Within the entries below, please return exactly the lines from the one with "Write a Python" through the one with "vacancy_rate = 4.7", leaving out any pictures.

== Information provided ==

========

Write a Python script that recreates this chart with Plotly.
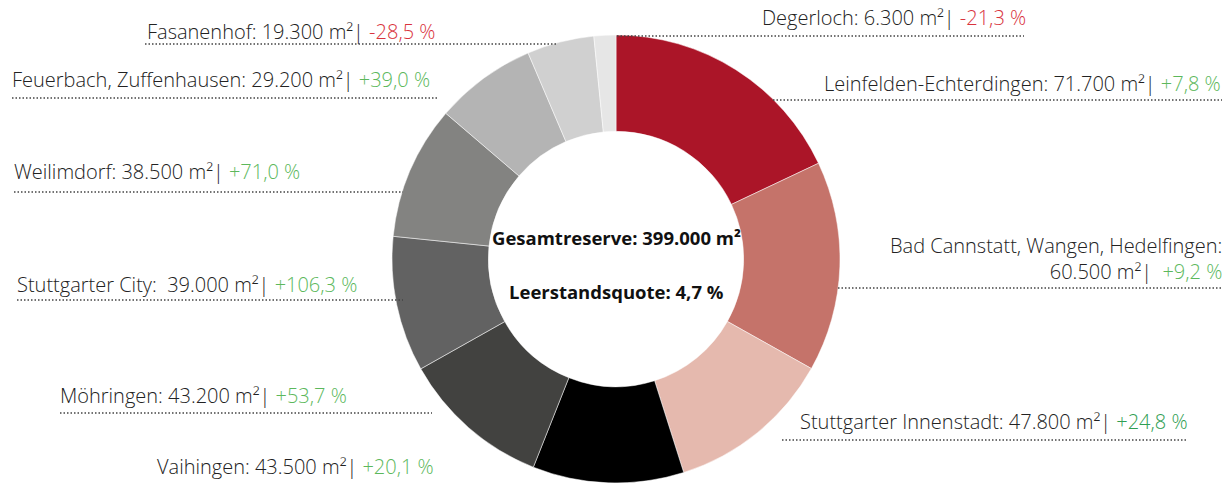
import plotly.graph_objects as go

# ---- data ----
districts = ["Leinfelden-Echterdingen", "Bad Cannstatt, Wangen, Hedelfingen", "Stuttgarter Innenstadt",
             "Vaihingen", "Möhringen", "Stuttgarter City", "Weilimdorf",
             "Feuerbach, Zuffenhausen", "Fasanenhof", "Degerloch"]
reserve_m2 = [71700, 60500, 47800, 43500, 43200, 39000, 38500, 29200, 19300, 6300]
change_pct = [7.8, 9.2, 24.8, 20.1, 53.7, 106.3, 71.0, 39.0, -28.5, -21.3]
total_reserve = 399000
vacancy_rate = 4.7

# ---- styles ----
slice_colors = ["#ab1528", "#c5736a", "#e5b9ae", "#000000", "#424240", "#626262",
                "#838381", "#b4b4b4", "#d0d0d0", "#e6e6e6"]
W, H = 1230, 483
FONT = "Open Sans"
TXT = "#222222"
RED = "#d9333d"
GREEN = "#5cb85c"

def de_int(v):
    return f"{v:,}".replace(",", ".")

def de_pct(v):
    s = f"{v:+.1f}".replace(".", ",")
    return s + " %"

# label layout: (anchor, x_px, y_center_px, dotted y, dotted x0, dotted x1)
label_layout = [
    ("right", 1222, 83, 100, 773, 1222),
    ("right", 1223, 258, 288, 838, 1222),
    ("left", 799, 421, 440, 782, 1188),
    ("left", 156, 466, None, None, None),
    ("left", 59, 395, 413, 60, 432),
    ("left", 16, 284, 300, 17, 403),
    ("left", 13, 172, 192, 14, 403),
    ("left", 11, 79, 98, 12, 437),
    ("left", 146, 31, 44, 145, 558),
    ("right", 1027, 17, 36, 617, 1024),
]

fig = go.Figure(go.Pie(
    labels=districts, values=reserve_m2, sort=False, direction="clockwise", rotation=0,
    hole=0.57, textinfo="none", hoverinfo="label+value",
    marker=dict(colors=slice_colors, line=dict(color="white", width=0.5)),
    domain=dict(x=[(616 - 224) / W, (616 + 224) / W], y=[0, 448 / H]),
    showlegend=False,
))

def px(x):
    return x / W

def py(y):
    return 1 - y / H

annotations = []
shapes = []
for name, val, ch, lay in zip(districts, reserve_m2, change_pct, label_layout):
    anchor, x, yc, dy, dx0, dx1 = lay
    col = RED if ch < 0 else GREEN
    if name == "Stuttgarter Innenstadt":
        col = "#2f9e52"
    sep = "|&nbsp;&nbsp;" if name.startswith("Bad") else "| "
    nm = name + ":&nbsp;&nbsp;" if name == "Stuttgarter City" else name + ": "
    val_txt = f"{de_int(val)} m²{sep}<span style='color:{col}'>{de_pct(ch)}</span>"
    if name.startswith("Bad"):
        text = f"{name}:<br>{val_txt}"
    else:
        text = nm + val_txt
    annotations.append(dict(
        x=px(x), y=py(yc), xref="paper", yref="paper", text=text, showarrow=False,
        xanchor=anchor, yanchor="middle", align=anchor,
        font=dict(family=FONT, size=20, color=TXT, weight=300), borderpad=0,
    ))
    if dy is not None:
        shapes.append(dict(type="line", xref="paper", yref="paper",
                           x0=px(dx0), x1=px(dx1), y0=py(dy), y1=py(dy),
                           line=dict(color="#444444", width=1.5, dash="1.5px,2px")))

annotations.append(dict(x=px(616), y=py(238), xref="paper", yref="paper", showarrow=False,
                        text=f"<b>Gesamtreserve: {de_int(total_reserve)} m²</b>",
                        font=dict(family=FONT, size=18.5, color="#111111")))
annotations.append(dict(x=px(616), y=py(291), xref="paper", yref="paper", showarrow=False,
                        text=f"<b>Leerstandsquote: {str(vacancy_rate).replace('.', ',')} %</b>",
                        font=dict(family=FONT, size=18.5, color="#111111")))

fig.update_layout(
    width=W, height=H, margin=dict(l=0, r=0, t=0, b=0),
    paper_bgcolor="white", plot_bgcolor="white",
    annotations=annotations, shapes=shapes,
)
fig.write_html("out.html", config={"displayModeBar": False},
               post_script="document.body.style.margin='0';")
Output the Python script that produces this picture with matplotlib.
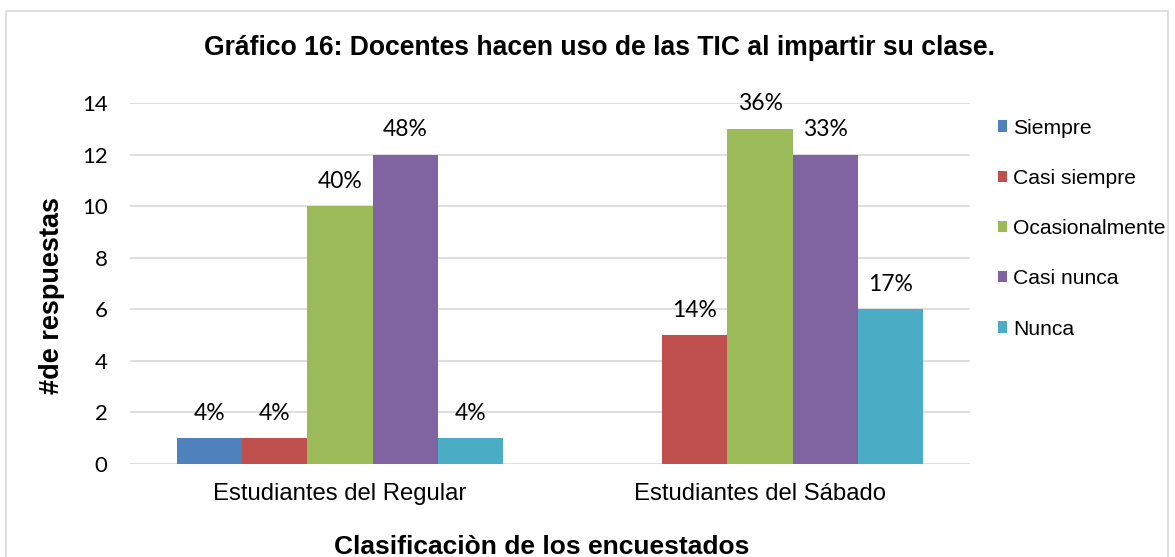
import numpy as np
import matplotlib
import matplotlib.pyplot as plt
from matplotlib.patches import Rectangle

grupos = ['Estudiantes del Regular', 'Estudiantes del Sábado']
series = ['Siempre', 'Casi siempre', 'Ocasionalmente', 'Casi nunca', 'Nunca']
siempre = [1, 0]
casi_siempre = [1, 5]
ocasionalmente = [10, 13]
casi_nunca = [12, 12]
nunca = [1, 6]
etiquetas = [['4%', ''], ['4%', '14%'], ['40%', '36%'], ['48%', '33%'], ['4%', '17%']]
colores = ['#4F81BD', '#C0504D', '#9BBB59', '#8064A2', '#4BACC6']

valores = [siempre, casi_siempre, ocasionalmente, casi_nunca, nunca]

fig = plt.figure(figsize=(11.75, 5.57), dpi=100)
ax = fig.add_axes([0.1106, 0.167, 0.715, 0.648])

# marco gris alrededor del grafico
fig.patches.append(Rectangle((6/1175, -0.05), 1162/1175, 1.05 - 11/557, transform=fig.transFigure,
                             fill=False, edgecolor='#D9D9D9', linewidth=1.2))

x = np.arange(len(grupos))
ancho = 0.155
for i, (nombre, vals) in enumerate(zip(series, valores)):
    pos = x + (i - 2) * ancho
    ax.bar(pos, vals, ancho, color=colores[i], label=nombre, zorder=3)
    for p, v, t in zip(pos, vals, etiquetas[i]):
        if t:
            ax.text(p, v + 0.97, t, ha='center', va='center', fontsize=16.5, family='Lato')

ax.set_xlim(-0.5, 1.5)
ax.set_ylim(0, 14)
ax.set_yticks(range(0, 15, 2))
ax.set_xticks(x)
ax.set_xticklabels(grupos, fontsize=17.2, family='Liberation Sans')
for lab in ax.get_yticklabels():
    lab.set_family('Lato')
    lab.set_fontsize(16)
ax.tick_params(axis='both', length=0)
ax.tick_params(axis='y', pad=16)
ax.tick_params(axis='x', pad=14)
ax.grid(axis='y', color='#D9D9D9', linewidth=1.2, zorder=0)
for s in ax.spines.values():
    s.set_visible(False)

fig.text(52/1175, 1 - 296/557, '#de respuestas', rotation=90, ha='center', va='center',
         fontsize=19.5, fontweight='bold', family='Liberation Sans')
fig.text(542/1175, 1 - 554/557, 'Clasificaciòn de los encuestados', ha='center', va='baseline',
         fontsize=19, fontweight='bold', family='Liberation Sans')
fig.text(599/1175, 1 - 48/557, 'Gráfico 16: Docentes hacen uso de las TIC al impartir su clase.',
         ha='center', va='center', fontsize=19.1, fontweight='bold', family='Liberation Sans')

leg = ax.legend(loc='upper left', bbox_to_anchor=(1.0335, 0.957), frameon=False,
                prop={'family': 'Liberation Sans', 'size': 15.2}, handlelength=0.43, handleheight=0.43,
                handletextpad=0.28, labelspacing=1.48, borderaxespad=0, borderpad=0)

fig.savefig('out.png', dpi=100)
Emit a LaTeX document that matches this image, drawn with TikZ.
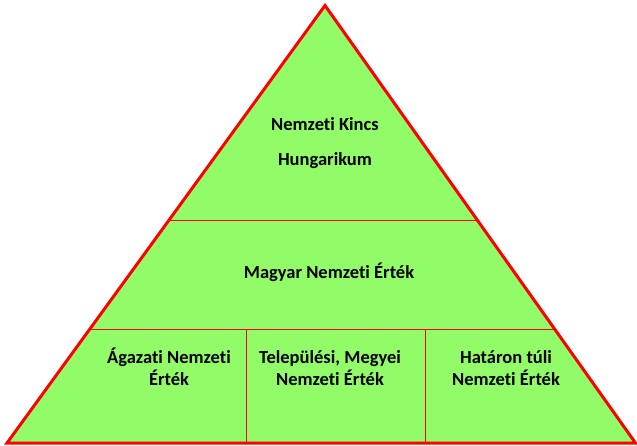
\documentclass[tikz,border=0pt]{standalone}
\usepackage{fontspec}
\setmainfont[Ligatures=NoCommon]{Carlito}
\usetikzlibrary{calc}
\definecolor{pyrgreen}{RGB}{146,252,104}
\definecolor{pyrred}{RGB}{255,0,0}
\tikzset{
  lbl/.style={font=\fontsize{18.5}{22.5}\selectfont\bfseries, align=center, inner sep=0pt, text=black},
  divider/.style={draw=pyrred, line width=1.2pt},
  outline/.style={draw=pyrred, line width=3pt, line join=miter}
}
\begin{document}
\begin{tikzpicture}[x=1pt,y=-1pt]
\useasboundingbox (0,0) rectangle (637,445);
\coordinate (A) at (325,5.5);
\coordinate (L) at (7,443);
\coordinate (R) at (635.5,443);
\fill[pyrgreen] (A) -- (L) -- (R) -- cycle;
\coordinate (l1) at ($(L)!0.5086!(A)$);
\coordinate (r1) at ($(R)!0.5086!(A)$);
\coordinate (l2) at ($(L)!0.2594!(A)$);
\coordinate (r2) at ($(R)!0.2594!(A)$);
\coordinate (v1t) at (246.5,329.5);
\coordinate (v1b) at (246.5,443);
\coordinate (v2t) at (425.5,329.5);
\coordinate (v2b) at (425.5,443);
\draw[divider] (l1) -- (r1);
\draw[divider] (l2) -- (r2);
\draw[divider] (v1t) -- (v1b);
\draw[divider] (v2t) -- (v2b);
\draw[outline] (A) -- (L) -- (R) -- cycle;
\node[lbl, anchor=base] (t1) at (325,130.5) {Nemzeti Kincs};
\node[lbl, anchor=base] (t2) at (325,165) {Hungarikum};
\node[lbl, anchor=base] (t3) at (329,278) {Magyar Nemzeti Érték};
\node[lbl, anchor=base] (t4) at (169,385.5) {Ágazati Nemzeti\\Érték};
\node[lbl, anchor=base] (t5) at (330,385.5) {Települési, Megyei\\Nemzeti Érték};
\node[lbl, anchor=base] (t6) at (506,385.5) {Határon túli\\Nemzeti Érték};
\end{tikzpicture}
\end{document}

========

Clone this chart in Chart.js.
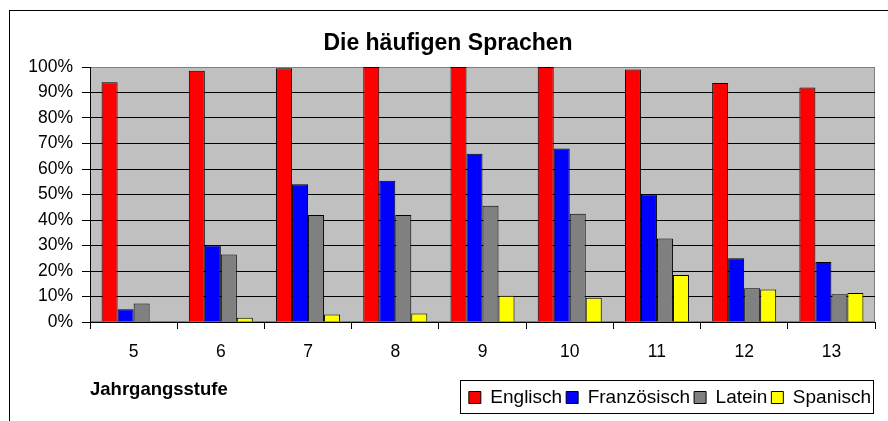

========

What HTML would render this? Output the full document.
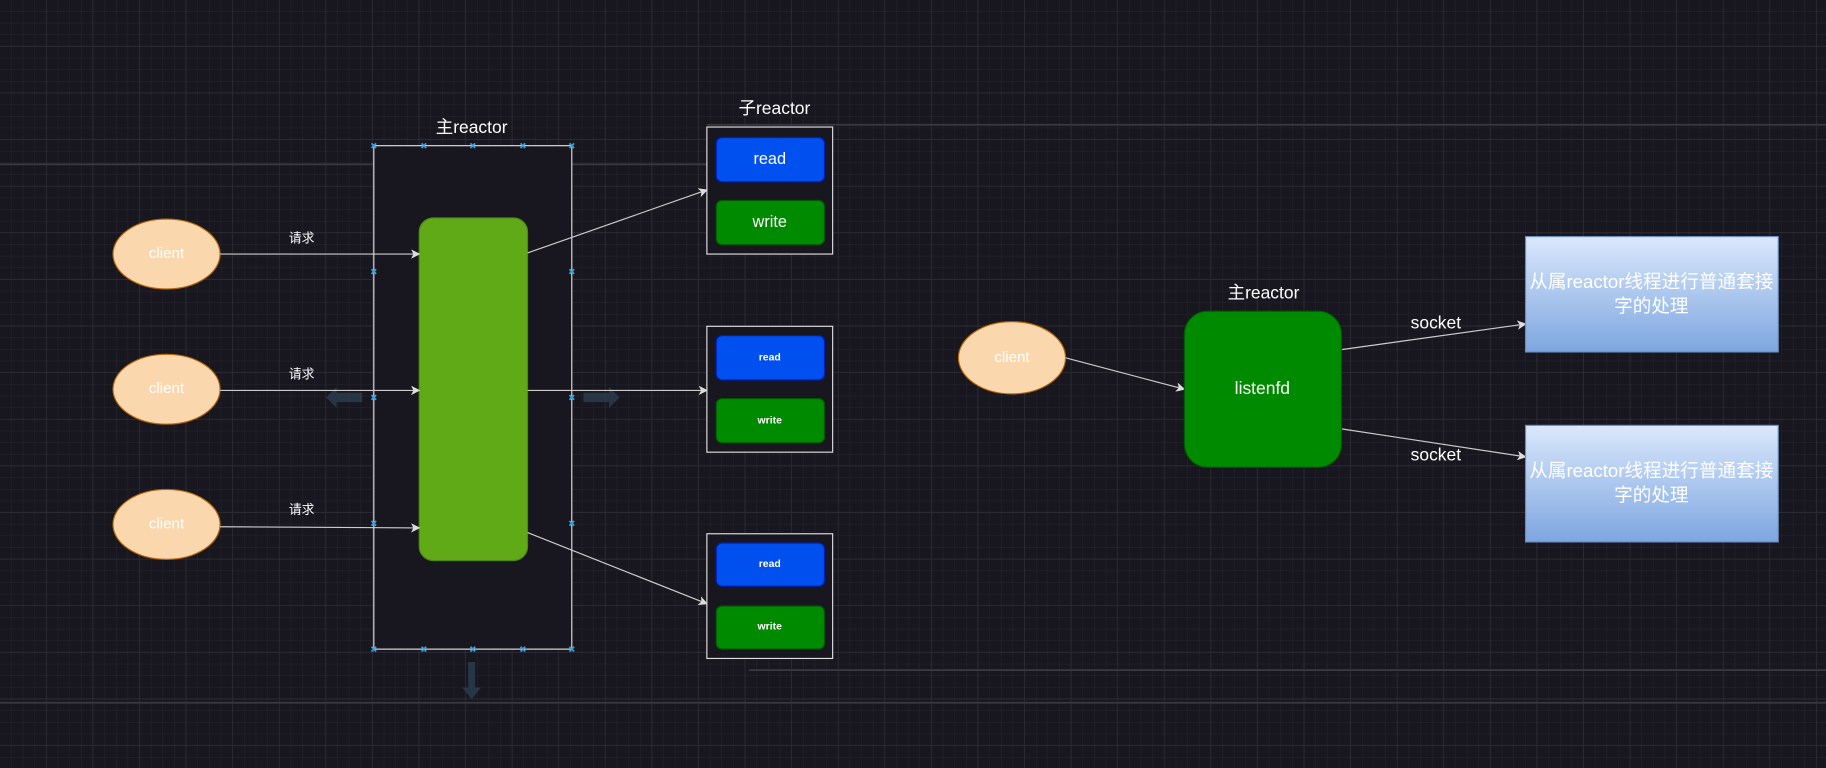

========

== Output of the exercise ==
Write a Python script that recreates this chart with Plotly.
import plotly.graph_objects as go

# ---- data ----
districts = ["Leinfelden-Echterdingen", "Bad Cannstatt, Wangen, Hedelfingen", "Stuttgarter Innenstadt",
             "Vaihingen", "Möhringen", "Stuttgarter City", "Weilimdorf",
             "Feuerbach, Zuffenhausen", "Fasanenhof", "Degerloch"]
reserve_m2 = [71700, 60500, 47800, 43500, 43200, 39000, 38500, 29200, 19300, 6300]
change_pct = [7.8, 9.2, 24.8, 20.1, 53.7, 106.3, 71.0, 39.0, -28.5, -21.3]
total_reserve = 399000
vacancy_rate = 4.7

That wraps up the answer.